His words made Sister Li laugh: "Nerves aren’t people; they don’t know someone is waiting for them. Even if you looked at it eight hundred times a day, it would move as fast or as slow as it should."
"I still want to look," Mr. Chen said stubbornly, like a disobedient child.
Sister Li didn’t try to persuade him further. She put the towel in the water basin, wrung it out, and continued to wipe his legs.
On the third day of the sixth week post-surgery, Manstein brought both good news and bad news.
The good news was that there was a change in the electromyography. Clara placed electrodes on the muscles of Mr. Chen’s upper abdomen and asked him to try to contract his abs. Mr. Chen tried several times, feeling nothing, yet weak, irregular signals emerged on the electromyography. They weren’t normal voluntary movement signals but something called "nascent potentials," with wide waveforms, small amplitudes, and long durations. Clara magnified the waveform again and again, and those wavy lines on the screen resembled a river slowly and clumsily waking from slumber.
"Mr. Chen, look at this," Manstein pointed at the waveform on the screen.
Mr. Chen didn’t understand those wavy lines, but he saw the restrained satisfaction on Manstein’s face.
"What does it mean?"
"It means that some nerves have been repaired and have formed initial neuromuscular connections. These connections are still weak and immature, insufficient to truly contract your abdominal muscles. But they are there; now it’s just a matter of time."
"What’s the bad news?"
Manstein paused. He rarely paused. As a neuroscientist, he was accustomed to using precise language to describe everything, including bad news. But this time, he paused.
"The bad news is, the abdominal muscles are just the first stop; the real challenges lie ahead."
Mr. Chen said:
"Professor Mainshtan, that’s not bad news; it’s something I knew. You told me from the start that it would take a long time; it’s only been a month and a half, I’m not in a hurry."
Manstein looked at him without speaking. He knew in his heart that Mr. Chen was lying. Mr. Chen was in a hurry, very much so. How could someone lying in a hospital bed for six weeks, staring at their belly every day to see if there was any movement, not be impatient? But he didn’t expose him. Sometimes, a person needs to lie to make themselves feel a bit better, so don’t take away their right to lie. Manstein had seen too many patients, understanding the weight of these lies. They weren’t self-deception; they were a survival instinct.
In the eighth week post-surgery, Mr. Chen was discharged.
Not because he had recovered, but because staying in the hospital had little meaning. All acute phase treatments were done; surgery wounds had healed; the risk of infection had passed; all that was left was to wait, to wait for the nerves to grow a millimeter a day. This could be done at a hotel just as well as in a hospital. Manstein arranged an apartment near the Institute for him, a ten-minute walk from the laboratory. He would come to the Institute for rehabilitation training daily and return to the apartment to rest in the evening.

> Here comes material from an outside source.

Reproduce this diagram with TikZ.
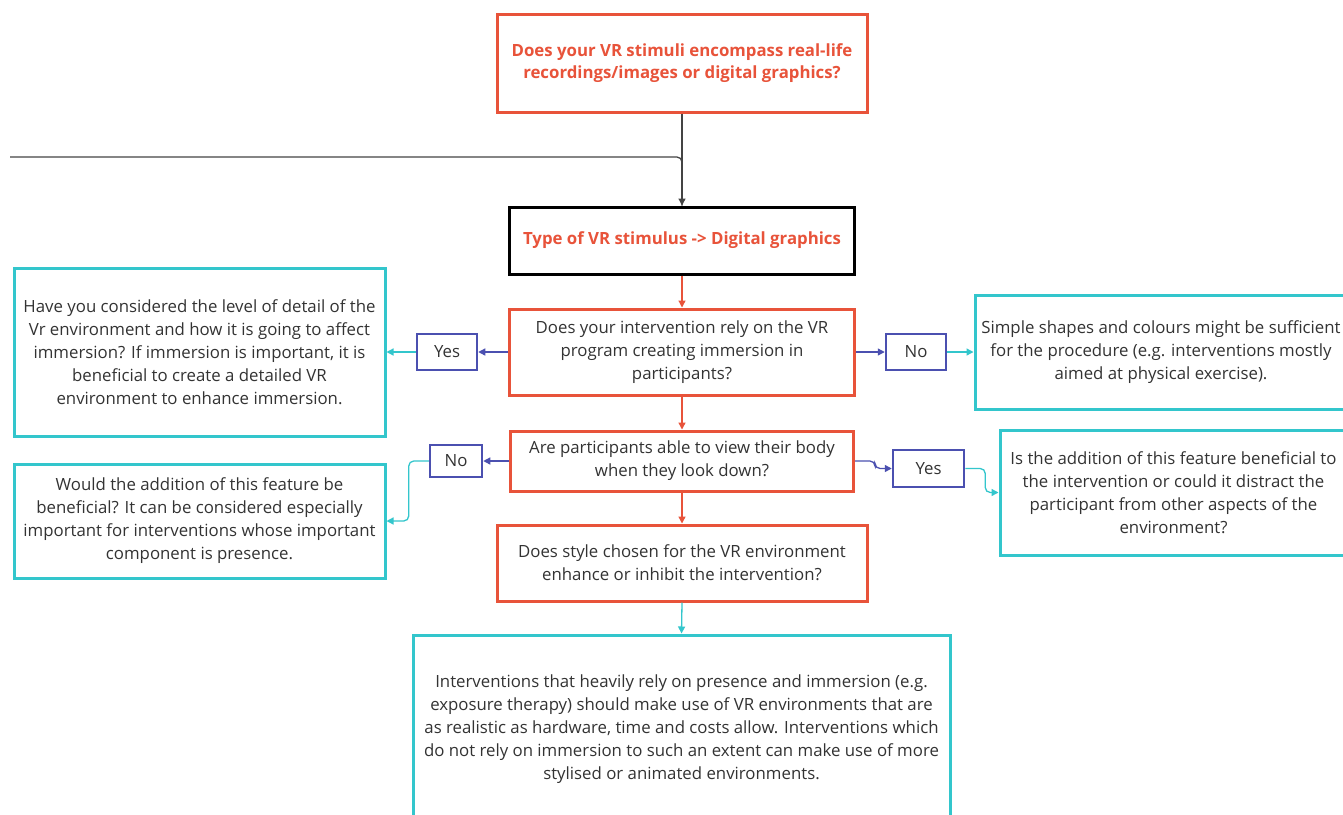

Sister Li tidied up the apartment very cleanly. She placed a recovery bed in the living room, installed handrails next to the bed, and put a plastic chair in the bathroom. Photos she brought from home were affixed by the bed: a young Mr. Chen in police uniform, their wedding photo, a family picture taken when their child was one month old. These photos were meticulously arranged in an arc, like a small family shrine.
Mr. Chen sat on the bed, looking at those photos, staring for a long time.
"Do you think I can wear that police uniform again?"
Sister Li was packing when she heard this question, and her hands paused for a moment.